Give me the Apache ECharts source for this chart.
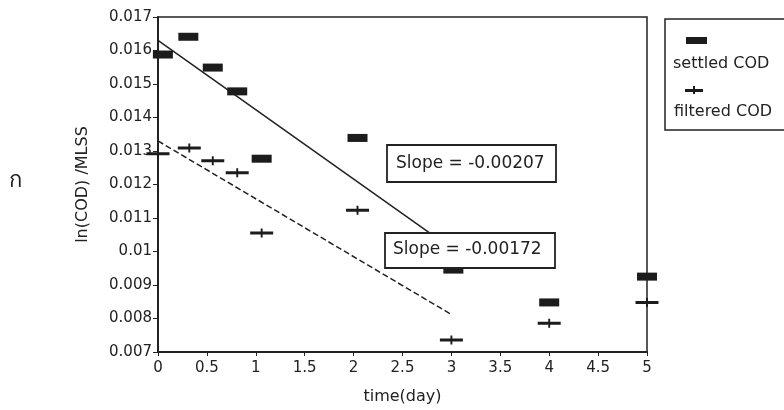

○ ○ ○

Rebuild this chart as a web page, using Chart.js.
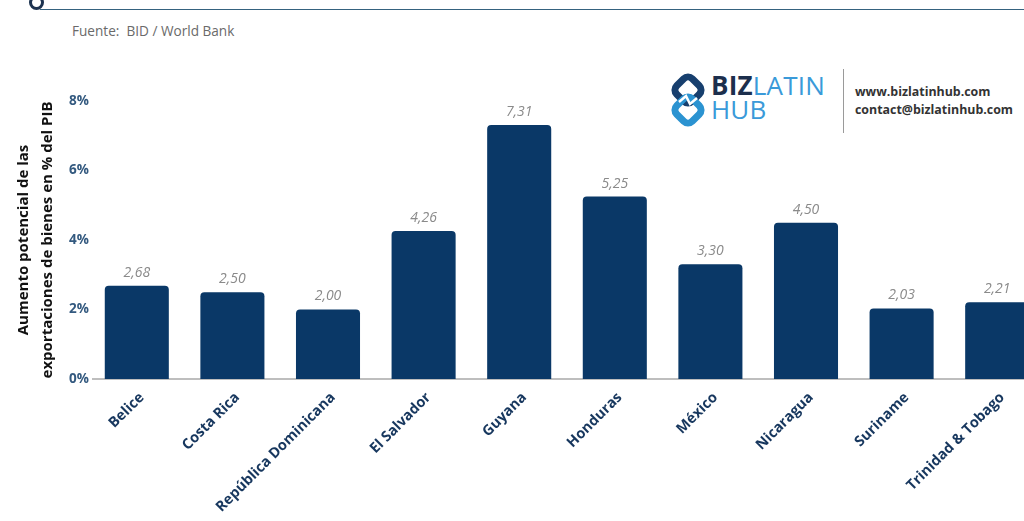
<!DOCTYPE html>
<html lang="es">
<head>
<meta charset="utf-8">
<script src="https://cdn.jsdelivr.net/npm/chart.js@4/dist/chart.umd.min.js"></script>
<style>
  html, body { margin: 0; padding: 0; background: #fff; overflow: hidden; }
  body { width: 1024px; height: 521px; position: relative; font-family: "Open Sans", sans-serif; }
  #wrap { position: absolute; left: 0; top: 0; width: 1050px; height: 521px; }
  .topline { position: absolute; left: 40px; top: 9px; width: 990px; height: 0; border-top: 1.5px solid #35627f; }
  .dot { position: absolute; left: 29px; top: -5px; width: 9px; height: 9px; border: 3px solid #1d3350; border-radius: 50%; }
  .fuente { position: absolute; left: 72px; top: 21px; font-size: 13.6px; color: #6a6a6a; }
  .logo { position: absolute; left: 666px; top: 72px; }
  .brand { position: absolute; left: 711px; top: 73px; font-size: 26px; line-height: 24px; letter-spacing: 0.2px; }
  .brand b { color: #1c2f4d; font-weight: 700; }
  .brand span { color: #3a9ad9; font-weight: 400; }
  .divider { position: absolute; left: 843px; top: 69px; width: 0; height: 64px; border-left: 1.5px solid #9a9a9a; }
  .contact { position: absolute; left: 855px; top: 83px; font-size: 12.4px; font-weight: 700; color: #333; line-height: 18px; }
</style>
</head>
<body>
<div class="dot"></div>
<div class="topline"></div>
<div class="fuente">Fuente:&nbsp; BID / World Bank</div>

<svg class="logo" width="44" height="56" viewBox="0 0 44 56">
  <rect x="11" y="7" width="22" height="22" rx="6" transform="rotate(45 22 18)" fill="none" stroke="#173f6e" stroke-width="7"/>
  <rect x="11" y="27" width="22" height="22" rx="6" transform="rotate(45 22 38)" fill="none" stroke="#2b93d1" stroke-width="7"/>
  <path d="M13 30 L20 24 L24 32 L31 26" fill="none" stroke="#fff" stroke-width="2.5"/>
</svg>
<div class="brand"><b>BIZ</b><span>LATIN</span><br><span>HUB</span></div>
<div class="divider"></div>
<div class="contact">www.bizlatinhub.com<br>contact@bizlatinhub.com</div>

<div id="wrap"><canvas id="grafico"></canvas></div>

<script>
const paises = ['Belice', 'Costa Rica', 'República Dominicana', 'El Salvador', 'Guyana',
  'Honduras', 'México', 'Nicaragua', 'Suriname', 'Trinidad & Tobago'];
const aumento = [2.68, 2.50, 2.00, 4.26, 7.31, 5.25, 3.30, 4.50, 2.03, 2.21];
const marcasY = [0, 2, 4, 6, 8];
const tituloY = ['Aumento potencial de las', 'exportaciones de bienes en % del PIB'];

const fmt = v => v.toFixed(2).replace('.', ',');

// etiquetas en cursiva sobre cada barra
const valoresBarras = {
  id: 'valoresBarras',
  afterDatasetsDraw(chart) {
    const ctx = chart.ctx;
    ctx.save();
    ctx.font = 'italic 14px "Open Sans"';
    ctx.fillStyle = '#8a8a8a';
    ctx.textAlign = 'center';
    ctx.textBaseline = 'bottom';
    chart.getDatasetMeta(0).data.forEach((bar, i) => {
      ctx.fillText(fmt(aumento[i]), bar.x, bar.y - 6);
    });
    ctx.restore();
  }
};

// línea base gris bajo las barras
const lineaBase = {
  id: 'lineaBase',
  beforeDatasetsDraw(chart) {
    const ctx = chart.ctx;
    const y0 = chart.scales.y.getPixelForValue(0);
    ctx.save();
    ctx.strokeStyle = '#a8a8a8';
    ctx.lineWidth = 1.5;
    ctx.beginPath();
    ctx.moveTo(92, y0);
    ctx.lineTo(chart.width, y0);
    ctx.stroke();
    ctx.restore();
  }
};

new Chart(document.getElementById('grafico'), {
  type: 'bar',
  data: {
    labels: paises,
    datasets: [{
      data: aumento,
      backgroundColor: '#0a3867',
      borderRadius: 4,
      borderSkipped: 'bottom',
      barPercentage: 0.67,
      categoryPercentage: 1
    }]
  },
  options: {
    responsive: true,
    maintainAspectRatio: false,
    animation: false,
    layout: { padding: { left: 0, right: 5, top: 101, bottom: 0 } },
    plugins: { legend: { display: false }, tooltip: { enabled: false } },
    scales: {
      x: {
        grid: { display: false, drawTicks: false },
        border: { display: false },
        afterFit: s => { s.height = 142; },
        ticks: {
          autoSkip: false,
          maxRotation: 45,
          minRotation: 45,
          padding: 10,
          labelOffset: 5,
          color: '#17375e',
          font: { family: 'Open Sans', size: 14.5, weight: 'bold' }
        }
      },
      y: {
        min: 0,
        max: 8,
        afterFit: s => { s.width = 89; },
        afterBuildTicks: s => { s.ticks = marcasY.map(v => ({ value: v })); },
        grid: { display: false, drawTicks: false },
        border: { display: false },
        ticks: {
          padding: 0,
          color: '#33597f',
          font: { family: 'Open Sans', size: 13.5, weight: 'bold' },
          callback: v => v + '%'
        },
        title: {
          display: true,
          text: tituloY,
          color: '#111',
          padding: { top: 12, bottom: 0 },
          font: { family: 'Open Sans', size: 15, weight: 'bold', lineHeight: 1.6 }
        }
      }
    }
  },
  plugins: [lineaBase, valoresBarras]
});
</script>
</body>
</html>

○ ○ ○

What is expected: Give the number of lines in the entries above that include the string "this". No other output is expected.

Output: 2